▶ [SET PROBLEM] Extract each line where the string "Python" shows up.

— begin —

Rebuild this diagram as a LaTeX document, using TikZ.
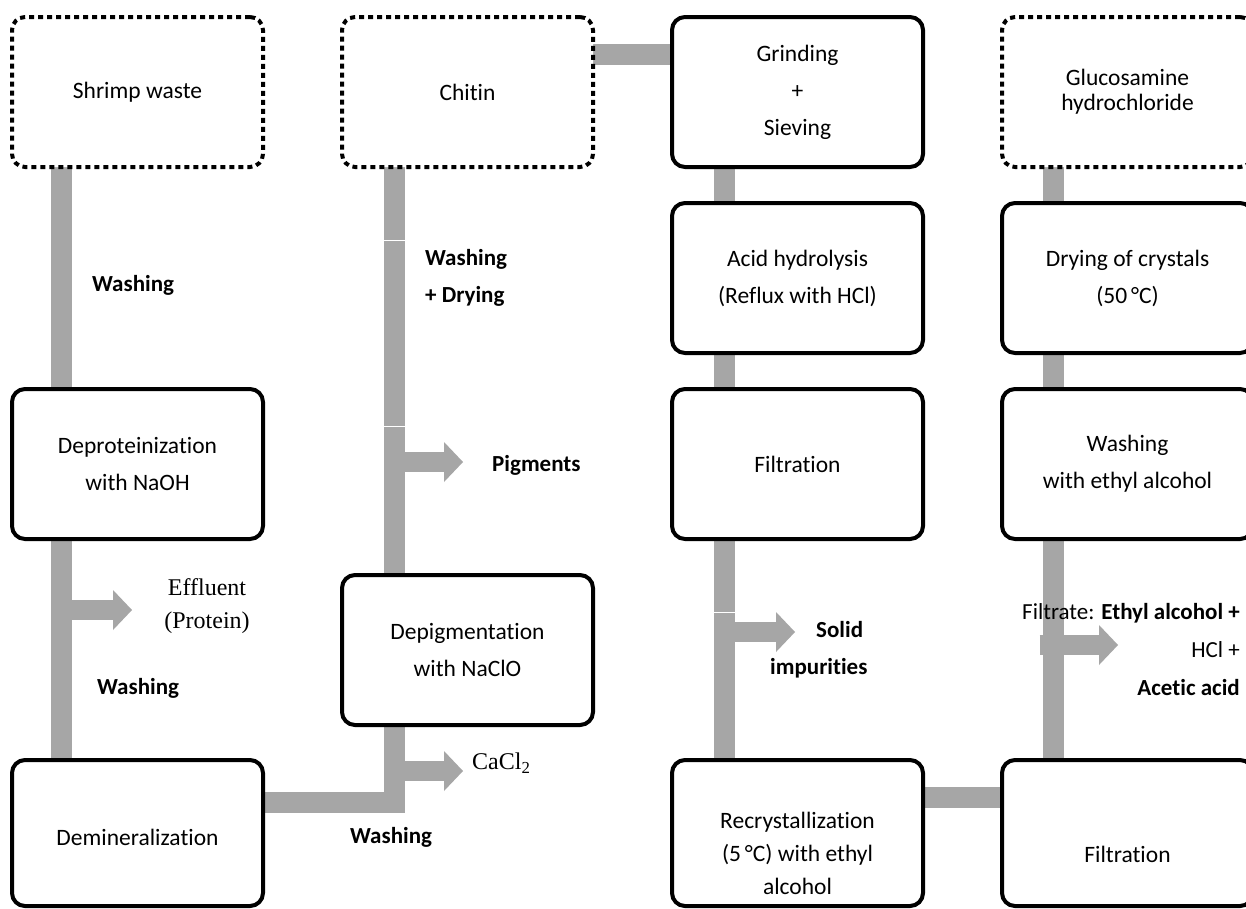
\documentclass[tikz,border=0pt]{standalone}
\usepackage{fontspec}
\setmainfont{Carlito}[Ligatures=NoCommon]
\newfontfamily\serifrm{Liberation Serif}
\usetikzlibrary{arrows.meta,backgrounds,calc}
\definecolor{pipegray}{HTML}{A6A6A6}
\begin{document}
\begin{tikzpicture}[x=1pt,y=-1pt,
  box/.style={draw, line width=4pt, rounded corners=13pt, minimum width=251pt,
    minimum height=150pt, inner sep=0pt, outer sep=0pt, align=center, fill=white,
    font=\fontsize{23.5}{37}\selectfont},
  dotbox/.style={box, dash pattern=on 5pt off 4pt},
  pipe/.style={draw=pipegray, line width=21pt},
  outlet/.style={draw=pipegray, line width=20pt,
    -{Triangle[length=19pt,width=40pt,line width=0pt]}},
  note/.style={font=\bfseries\fontsize{23}{37}\selectfont, inner sep=0pt, align=left},
  sidenote/.style={font=\serifrm\fontsize{24}{33}\selectfont, inner sep=0pt, align=center},
  seam/.style={draw=white, line width=1pt}]
\useasboundingbox (0,0) rectangle (1246,908);
\clip (0,0) rectangle (1246,908);

% process steps
\node[dotbox] (shrimp) at (137.5,92) {Shrimp waste};
\node[dotbox] (chitin) at (467.5,92) {Chitin};
\node[box] (grind) at (797.5,92) {Grinding\\+\\Sieving};
\node[dotbox, font=\fontsize{23.5}{25}\selectfont] (gluc) at (1127.5,92) {Glucosamine\\hydrochloride};
\node[box] (acid) at (797.5,278) {Acid hydrolysis\\(Reflux with HCl)};
\node[box] (dry) at (1127.5,278) {Drying of crystals\\(50\,°C)};
\node[box] (deprot) at (137.5,464) {Deproteinization\\with NaOH};
\node[box] (filt1) at (797.5,464) {Filtration};
\node[box] (wash) at (1127.5,464) {Washing\\with ethyl alcohol};
\node[box] (depig) at (467.5,650) {Depigmentation\\with NaClO};
\node[box, minimum height=146pt] (demin) at (137.5,833) {\rule{0pt}{25pt}Demineralization};
\node[box, minimum height=146pt, font=\fontsize{23.5}{33}\selectfont] (recryst) at (797.5,833)
  {\rule{0pt}{58pt}Recrystallization\\(5\,°C) with ethyl\\alcohol};
\node[box, minimum height=146pt] (filt2) at (1127.5,833) {\rule{0pt}{60pt}Filtration};

% pipe columns and rows
\coordinate (c1) at (61.5,0);
\coordinate (c2) at (394,0);
\coordinate (c3) at (724,0);
\coordinate (c4) at (1053.5,0);
\coordinate (yg) at (0,54);
\coordinate (yd) at (0,802);
\coordinate (yr) at (0,797);

\begin{scope}[on background layer]
  \fill[white] (0,0) rectangle (1246,908);
  \draw[pipe] (shrimp.south -| c1) -- (deprot.north -| c1);
  \draw[pipe] (deprot.south -| c1) -- (demin.north -| c1);
  \draw[pipe] (demin.east |- yd) -- (c2 |- yd) -- (depig.south -| c2);
  \draw[pipe] (chitin.south -| c2) -- (depig.north -| c2);
  \draw[pipe] (chitin.east |- yg) -- (grind.west |- yg);
  \draw[pipe] (grind.south -| c3) -- (acid.north -| c3);
  \draw[pipe] (acid.south -| c3) -- (filt1.north -| c3);
  \draw[pipe] (filt1.south -| c3) -- (recryst.north -| c3);
  \draw[pipe] (recryst.east |- yr) -- (filt2.west |- yr);
  \draw[pipe] (gluc.south -| c4) -- (dry.north -| c4);
  \draw[pipe] (dry.south -| c4) -- (wash.north -| c4);
  \draw[pipe] (wash.south -| c4) -- (filt2.north -| c4);
\end{scope}

% joints between pipe pieces
\coordinate (s1) at (0,240);
\coordinate (s2) at (0,426);
\coordinate (s3) at (0,612);
\draw[seam] ($(c2 |- s1)+(-10.5,0)$) -- ++(21,0);
\draw[seam] ($(c2 |- s2)+(-10.5,0)$) -- ++(21,0);
\draw[seam] ($(c3 |- s3)+(-10.5,0)$) -- ++(21,0);

% side outlets
\coordinate (tipE) at (132,610);
\coordinate (tipP) at (463,462);
\coordinate (tipC) at (463,771);
\coordinate (tipS) at (795,632);
\coordinate (tipF) at (1118,645);
\draw[outlet] ($(c1 |- tipE)+(-9,0)$) -- (tipE);
\draw[outlet] ($(c2 |- tipP)+(-9,0)$) -- (tipP);
\draw[outlet] ($(c2 |- tipC)+(-9,0)$) -- (tipC);
\draw[outlet] ($(c3 |- tipS)+(-9,0)$) -- (tipS);
\draw[outlet] ($(c4 |- tipF)+(-14,0)$) -- (tipF);

% labels
\node[note, anchor=west] (w1) at (92,285) {Washing};
\node[sidenote] (eff) at (207,606) {Effluent\\(Protein)};
\node[note, anchor=west] (w2) at (97,688) {Washing};
\node[note, anchor=west] (wd) at (425,278) {Washing\\+ Drying};
\node[note, anchor=west] (pig) at (492,465) {Pigments};
\node[sidenote, anchor=west] (ca) at (472,763) {CaCl\textsubscript{2}};
\node[note, anchor=west] (w3) at (350,837) {Washing};
\node[note, anchor=west] (solid) at (770,650) {\hspace*{46pt}Solid\\impurities};
\node[font=\fontsize{23}{38}\selectfont, inner sep=0pt, align=right, anchor=east] (filtr)
  at (1240,650) {Filtrate: \textbf{Ethyl alcohol +}\\HCl +\\\textbf{Acetic acid}};
\end{tikzpicture}
\end{document}
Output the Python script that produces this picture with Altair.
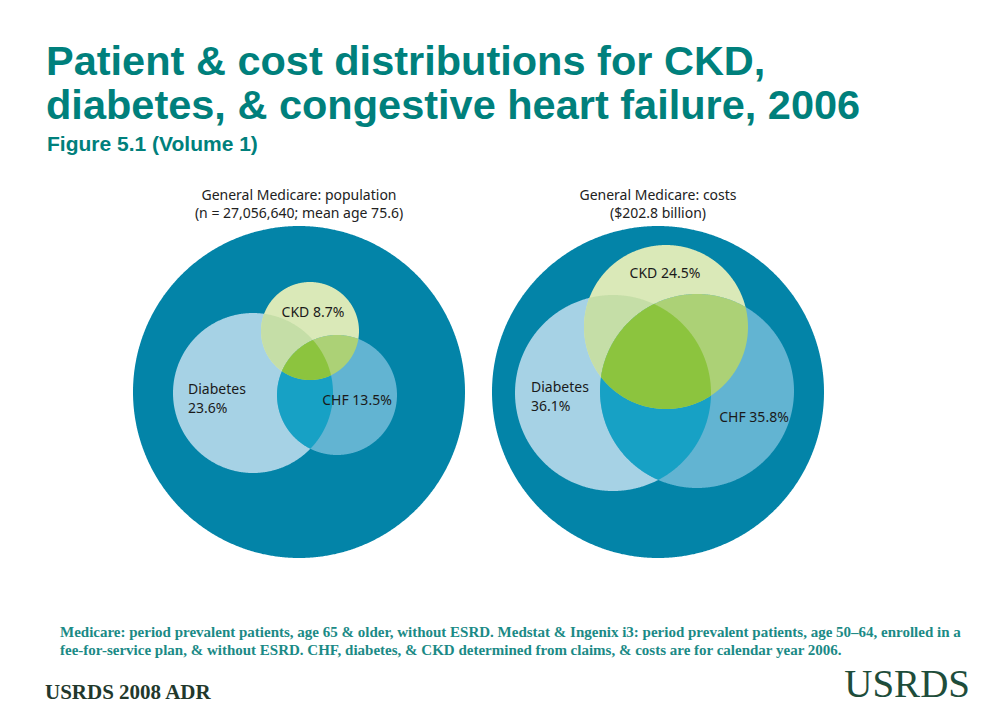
import altair as alt
import numpy as np
import pandas as pd

# ---------------- data ----------------
title_lines = ["Patient & cost distributions for CKD,",
               "diabetes, & congestive heart failure, 2006"]
subtitle = "Figure 5.1 (Volume 1)"
panel_titles = [["General Medicare: population", "(n = 27,056,640; mean age 75.6)"],
                ["General Medicare: costs", "($202.8 billion)"]]
footnote = ["Medicare: period prevalent patients, age 65 & older, without ESRD. Medstat & Ingenix i3: period prevalent patients, age 50\u201364, enrolled in a",
            "fee-for-service plan, & without ESRD. CHF, diabetes, & CKD determined from claims, & costs are for calendar year 2006."]
source = "USRDS 2008 ADR"
logo = "USRDS"

sets = ["Diabetes", "CKD", "CHF"]
# Venn layout (center x, center y, radius) in reference units
outer_cx = [299, 658]
outer_cy = [392, 392]
outer_r = [166, 166]
pop_cx = [253, 310, 337]
pop_cy = [393, 331, 395]
pop_r = [80, 49, 60]
cost_cx = [613, 666, 697]
cost_cy = [393, 327, 391]
cost_r = [98, 82, 97]
pop_pct = ["23.6%", "8.7%", "13.5%"]
cost_pct = ["36.1%", "24.5%", "35.8%"]

# ---------------- style ----------------
OFF = 8
region_fill = {
    "outer": "#0384a8",
    "D": "#a6d2e5",
    "K": "#dae9b8",
    "H": "#62b4d2",
    "DK": "#c5dea7",
    "DH": "#17a1c5",
    "KH": "#acd176",
    "DKH": "#8cc43e",
}
keys = ["D", "K", "H"]
TEAL = "#00807c"


def ring(cx, cy, r, n=900):
    t = np.linspace(0, 2 * np.pi, n, endpoint=False)
    return np.column_stack([cx + r * np.cos(t), cy + r * np.sin(t)])


def region(circles):
    pts = []
    for i, (cx, cy, r) in enumerate(circles):
        p = ring(cx, cy, r)
        keep = np.ones(len(p), bool)
        for j, (ox, oy, orr) in enumerate(circles):
            if j != i:
                keep &= np.hypot(p[:, 0] - ox, p[:, 1] - oy) <= orr + 1e-9
        pts.append(p[keep])
    p = np.vstack(pts)
    c = p.mean(axis=0)
    p = p[np.argsort(np.arctan2(p[:, 1] - c[1], p[:, 0] - c[0]))]
    return p.tolist() + [p[0].tolist()]


def feat(coords, key):
    return {"type": "Feature",
            "geometry": {"type": "Polygon", "coordinates": [coords]},
            "properties": {"fill": region_fill[key], "key": key}}


features = []
for k, (cxs, cys, rs) in enumerate([(pop_cx, pop_cy, pop_r), (cost_cx, cost_cy, cost_r)]):
    features.append(feat(region([(outer_cx[k], outer_cy[k], outer_r[k])]), "outer"))
    circ = list(zip(cxs, cys, rs))
    for i in range(3):
        features.append(feat(region([circ[i]]), keys[i]))
    for a, b in [(0, 1), (0, 2), (1, 2)]:
        features.append(feat(region([circ[a], circ[b]]), keys[a] + keys[b]))
    features.append(feat(region(circ), "DKH"))

shapes = alt.Chart(alt.Data(values=features)).mark_geoshape(
    strokeWidth=0, strokeOpacity=0
).encode(
    fill=alt.Fill("properties.fill:N", scale=None)
).project(type="identity", scale=1, translate=[-OFF, -OFF])


def txt(text, x, y, size, color, font, weight="normal", align="left"):
    return alt.Chart(pd.DataFrame({"t": [text]})).mark_text(
        align=align, baseline="alphabetic", fontSize=size, font=font,
        fontWeight=weight, color=color
    ).encode(text="t:N", x=alt.value(x - OFF), y=alt.value(y - OFF))


SANS_B = "Liberation Sans"
LBL = "Noto Sans"
SERIF = "Liberation Serif"

layers = [shapes]
layers.append(txt(title_lines[0], 46, 75, 41.5, TEAL, SANS_B, "bold"))
layers.append(txt(title_lines[1], 46, 119, 41.5, TEAL, SANS_B, "bold"))
layers.append(txt(subtitle, 47, 151, 21, TEAL, SANS_B, "bold"))

for k, cx in enumerate(outer_cx):
    layers.append(txt(panel_titles[k][0], cx, 200, 14, "#222222", LBL, align="center"))
    layers.append(txt(panel_titles[k][1], cx, 218, 14, "#222222", LBL, align="center"))

# in-circle labels
lab_pos_pop = {"Diabetes": (188, 394), "CKD": (313, 317), "CHF": (357, 405)}
lab_pos_cost = {"Diabetes": (531, 392), "CKD": (665, 278), "CHF": (754, 422)}
for pcts, pos in [(pop_pct, lab_pos_pop), (cost_pct, lab_pos_cost)]:
    for name, pct in zip(sets, pcts):
        x, y = pos[name]
        if name == "Diabetes":
            layers.append(txt(name, x, y, 14, "#1a1a1a", LBL))
            layers.append(txt(pct, x, y + 19, 14, "#1a1a1a", LBL))
        else:
            layers.append(txt(f"{name} {pct}", x, y, 14, "#1a1a1a", LBL, align="center"))

layers.append(txt(footnote[0], 60, 637, 15, "#1b8a86", SERIF, "bold"))
layers.append(txt(footnote[1], 60, 655, 15, "#1b8a86", SERIF, "bold"))
layers.append(txt(source, 45, 699, 21, "#22382c", SERIF, "bold"))
layers.append(txt(logo, 970, 697, 39, "#1e4d3b", SERIF, align="right"))

chart = alt.layer(*layers).properties(
    width=969, height=697, padding=0, autosize="none", background="white"
).configure_view(stroke=None)

chart.save("out.html", embed_options={"renderer": "svg", "actions": False})
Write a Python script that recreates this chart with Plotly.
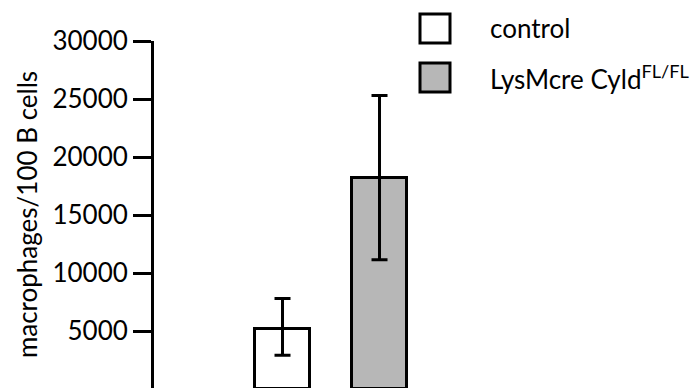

— end —

▶ [SOLUTION]
Output the Python script that produces this picture with Altair.
Write a Python script that recreates this chart with Plotly.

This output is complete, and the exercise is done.